■ **DO THIS**
In the listing below, locate the line containing "The picture is" and the line containing "from matplotlib.ticker import". Output both of them and every line between, exactly as written, and nothing more.
+++ GIVEN DATA
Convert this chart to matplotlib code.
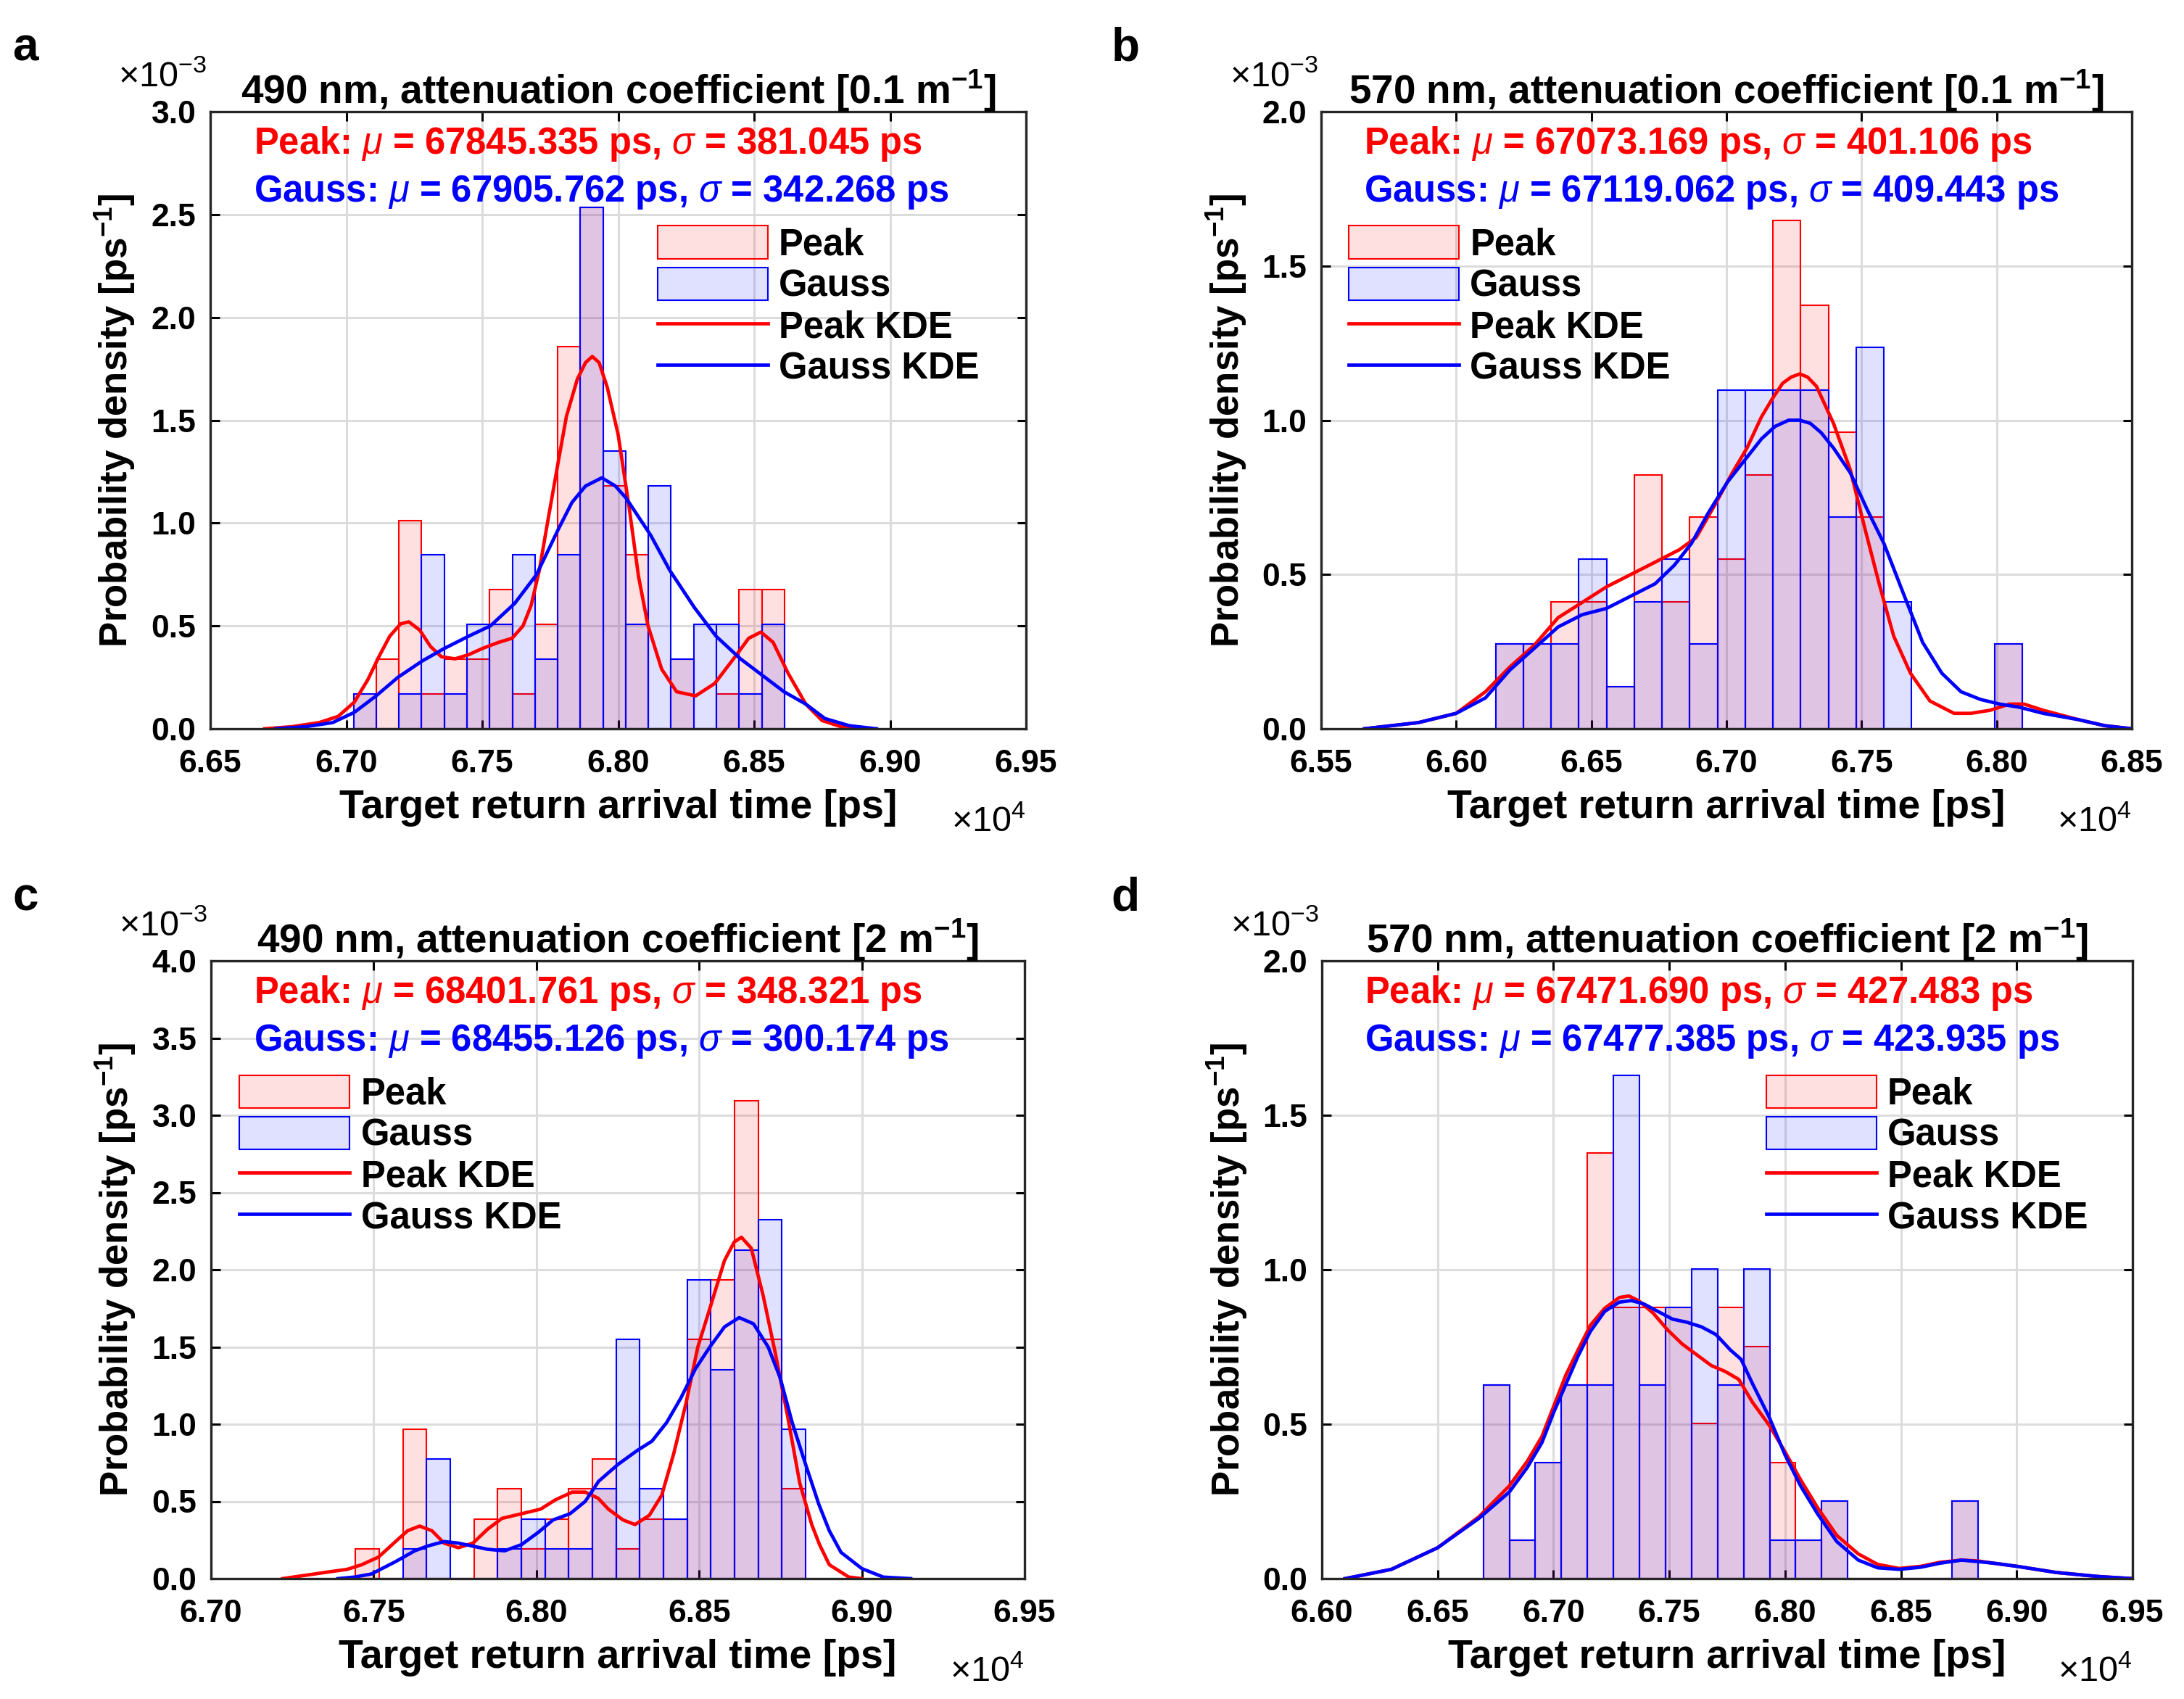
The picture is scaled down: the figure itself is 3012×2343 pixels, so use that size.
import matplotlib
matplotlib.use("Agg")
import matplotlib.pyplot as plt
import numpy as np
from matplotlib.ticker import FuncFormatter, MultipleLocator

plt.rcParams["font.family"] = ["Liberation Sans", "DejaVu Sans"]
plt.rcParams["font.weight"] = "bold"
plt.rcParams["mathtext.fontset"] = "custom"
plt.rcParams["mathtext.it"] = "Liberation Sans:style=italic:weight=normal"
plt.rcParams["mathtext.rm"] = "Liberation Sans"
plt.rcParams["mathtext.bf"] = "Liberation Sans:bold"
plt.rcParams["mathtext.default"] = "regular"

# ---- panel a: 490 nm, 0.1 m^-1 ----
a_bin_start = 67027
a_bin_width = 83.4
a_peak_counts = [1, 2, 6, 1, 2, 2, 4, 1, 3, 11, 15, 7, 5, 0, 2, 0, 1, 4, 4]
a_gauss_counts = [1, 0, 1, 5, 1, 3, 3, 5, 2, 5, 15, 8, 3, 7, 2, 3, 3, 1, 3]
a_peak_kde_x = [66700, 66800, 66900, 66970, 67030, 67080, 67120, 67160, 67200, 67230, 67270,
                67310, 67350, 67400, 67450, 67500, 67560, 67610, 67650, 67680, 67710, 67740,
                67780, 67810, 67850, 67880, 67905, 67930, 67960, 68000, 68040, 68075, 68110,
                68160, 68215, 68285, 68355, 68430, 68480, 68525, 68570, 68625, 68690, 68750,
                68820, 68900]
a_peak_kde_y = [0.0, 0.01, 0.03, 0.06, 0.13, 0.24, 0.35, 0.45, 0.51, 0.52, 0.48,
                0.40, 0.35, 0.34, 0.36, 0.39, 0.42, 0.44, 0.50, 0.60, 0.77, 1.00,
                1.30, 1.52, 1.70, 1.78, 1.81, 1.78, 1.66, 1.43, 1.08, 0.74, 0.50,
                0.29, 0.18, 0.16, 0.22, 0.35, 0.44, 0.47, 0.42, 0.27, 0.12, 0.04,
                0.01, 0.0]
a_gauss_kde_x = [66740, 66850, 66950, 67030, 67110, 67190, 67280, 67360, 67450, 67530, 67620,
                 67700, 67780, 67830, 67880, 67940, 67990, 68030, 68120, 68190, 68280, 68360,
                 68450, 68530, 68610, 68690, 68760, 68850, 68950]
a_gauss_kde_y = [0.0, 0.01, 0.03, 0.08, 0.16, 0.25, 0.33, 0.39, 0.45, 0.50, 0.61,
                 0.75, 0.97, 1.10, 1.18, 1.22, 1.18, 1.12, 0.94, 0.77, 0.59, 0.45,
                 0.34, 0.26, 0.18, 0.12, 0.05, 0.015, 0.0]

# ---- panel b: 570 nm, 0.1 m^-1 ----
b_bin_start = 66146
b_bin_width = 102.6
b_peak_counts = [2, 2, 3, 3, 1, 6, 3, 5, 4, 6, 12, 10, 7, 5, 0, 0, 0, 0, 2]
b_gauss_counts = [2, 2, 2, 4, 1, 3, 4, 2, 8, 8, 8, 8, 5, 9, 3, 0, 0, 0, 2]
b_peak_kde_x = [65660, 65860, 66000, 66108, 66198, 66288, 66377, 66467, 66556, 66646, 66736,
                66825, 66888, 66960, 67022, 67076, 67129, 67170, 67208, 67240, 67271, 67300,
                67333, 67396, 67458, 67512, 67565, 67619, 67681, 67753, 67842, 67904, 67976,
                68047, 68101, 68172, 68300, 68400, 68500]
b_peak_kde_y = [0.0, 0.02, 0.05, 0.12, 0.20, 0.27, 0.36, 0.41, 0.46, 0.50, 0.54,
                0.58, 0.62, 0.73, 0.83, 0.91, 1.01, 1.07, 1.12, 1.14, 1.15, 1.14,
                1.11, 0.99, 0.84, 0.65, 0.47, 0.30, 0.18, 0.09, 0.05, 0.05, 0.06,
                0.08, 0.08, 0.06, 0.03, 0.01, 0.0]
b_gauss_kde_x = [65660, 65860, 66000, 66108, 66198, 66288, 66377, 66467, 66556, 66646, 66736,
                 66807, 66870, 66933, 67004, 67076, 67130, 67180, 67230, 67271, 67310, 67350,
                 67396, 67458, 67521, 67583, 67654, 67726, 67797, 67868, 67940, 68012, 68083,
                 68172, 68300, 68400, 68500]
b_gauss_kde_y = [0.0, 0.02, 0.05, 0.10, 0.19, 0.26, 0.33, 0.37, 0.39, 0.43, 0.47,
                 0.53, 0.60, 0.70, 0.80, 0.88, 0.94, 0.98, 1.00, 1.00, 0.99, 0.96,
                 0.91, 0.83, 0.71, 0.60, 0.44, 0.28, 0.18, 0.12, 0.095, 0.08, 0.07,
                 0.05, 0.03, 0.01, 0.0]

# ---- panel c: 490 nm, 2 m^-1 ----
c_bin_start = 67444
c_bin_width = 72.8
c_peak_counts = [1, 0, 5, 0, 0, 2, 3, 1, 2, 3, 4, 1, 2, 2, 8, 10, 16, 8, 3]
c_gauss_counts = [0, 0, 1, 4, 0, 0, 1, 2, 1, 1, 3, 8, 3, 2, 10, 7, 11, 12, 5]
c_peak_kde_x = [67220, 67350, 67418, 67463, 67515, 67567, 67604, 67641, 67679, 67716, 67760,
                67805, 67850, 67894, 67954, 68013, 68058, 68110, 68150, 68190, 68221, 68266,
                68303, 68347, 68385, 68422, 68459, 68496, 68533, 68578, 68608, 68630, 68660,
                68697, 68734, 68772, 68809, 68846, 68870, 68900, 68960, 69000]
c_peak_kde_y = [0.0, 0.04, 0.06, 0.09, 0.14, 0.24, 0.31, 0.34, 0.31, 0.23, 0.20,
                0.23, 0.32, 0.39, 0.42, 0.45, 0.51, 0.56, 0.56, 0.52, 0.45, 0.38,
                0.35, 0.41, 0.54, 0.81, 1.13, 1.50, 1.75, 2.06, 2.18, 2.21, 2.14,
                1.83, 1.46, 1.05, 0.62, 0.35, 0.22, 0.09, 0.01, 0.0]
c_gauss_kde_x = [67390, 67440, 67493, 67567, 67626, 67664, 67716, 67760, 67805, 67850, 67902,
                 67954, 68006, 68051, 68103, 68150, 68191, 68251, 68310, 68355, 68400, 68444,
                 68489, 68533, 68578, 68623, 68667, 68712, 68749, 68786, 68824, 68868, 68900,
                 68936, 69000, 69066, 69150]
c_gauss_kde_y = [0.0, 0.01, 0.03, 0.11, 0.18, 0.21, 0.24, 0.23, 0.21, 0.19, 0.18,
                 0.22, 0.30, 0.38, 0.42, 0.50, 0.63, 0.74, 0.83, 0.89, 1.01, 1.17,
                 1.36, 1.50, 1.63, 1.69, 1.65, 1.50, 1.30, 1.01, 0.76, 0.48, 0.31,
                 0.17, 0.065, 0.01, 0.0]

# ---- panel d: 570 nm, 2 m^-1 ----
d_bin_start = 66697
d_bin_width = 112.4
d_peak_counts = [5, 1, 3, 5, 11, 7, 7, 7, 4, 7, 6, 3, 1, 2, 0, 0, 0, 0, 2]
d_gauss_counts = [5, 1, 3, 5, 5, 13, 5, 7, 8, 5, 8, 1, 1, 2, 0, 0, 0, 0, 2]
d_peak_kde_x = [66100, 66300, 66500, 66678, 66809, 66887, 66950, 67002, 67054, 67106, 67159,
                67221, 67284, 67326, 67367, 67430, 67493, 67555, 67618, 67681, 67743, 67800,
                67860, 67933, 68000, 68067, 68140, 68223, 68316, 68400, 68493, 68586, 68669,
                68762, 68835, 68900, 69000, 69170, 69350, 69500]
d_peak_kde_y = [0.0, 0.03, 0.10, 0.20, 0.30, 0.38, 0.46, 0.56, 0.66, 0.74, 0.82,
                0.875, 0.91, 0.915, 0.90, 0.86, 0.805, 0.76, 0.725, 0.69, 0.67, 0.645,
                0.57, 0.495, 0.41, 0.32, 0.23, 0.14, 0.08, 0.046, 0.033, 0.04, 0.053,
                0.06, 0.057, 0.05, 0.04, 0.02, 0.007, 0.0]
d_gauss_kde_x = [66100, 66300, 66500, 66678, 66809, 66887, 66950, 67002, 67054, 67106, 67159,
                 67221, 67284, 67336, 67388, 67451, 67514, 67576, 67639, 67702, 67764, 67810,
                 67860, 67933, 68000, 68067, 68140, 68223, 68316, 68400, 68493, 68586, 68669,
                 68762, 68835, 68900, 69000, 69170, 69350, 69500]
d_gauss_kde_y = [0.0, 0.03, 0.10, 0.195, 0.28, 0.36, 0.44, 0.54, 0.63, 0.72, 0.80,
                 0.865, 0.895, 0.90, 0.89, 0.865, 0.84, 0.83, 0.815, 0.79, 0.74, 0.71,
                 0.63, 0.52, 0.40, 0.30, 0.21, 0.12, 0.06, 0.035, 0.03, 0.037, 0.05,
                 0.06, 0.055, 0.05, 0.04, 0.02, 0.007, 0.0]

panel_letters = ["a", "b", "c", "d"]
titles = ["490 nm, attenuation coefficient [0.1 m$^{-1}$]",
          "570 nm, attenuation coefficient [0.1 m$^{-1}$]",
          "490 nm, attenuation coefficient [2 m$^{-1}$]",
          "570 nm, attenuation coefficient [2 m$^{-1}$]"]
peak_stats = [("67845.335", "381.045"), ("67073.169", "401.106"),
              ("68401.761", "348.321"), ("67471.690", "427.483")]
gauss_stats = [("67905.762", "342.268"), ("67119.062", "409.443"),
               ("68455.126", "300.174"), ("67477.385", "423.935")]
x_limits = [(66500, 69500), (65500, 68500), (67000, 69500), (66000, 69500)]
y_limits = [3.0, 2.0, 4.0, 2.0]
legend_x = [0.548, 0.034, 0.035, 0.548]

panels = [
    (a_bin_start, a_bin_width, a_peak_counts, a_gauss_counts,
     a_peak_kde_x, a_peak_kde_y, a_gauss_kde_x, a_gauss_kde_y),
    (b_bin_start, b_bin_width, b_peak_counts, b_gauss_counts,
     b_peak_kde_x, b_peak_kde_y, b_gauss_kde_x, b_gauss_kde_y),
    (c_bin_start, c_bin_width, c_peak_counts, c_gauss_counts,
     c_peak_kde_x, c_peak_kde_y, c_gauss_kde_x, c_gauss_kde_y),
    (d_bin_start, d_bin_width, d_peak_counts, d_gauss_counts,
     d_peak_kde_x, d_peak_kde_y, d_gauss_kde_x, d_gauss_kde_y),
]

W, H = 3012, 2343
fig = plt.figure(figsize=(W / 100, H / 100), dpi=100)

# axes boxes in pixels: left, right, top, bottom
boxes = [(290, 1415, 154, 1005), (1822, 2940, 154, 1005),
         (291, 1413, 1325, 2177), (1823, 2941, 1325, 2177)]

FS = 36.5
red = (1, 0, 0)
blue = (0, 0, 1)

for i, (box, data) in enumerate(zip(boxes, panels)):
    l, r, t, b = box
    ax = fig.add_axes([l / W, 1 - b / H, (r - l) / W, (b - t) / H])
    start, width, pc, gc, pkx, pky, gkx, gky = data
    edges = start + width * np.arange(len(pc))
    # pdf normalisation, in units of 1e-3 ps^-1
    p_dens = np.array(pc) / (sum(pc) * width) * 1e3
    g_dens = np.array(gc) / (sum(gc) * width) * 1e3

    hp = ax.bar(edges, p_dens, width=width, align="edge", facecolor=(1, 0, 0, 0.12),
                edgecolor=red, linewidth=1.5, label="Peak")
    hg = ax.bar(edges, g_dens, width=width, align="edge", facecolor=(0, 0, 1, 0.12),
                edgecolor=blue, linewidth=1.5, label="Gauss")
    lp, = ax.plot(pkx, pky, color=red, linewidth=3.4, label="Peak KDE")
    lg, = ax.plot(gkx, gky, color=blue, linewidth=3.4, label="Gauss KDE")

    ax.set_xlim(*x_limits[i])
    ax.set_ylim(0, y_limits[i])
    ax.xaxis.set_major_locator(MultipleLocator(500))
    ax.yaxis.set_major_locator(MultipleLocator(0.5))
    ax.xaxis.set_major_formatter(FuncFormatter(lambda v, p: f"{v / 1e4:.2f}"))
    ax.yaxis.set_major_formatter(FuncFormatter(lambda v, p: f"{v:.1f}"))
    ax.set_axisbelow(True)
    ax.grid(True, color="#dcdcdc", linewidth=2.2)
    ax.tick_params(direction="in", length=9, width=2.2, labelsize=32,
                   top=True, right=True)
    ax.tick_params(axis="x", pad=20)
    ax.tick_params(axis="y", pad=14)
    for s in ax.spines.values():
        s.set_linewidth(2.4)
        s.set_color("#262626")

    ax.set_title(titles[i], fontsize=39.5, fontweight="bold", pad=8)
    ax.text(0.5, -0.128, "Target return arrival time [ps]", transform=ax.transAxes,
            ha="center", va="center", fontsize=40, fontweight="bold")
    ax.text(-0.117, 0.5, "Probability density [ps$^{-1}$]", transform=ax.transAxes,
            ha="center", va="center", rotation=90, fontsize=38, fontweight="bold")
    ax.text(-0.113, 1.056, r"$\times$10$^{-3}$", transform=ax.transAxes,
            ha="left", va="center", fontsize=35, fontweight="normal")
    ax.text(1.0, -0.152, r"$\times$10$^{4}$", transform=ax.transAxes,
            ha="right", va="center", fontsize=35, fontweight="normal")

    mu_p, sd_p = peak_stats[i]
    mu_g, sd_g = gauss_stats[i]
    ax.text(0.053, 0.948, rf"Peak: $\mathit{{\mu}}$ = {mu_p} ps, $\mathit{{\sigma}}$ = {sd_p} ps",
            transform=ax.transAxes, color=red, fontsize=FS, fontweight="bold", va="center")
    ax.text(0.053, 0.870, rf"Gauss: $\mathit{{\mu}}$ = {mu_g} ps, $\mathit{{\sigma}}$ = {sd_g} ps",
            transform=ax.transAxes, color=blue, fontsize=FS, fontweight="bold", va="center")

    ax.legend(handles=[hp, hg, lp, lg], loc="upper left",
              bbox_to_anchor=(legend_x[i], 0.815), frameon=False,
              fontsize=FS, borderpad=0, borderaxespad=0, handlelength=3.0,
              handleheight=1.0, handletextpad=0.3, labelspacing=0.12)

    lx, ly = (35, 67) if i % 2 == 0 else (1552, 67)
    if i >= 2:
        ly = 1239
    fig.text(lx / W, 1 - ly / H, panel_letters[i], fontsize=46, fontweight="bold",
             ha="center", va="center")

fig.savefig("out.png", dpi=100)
++++++
■ **SOLUTION FOR THIS PROBLEM**
The picture is scaled down: the figure itself is 3012×2343 pixels, so use that size.
import matplotlib
matplotlib.use("Agg")
import matplotlib.pyplot as plt
import numpy as np
from matplotlib.ticker import FuncFormatter, MultipleLocator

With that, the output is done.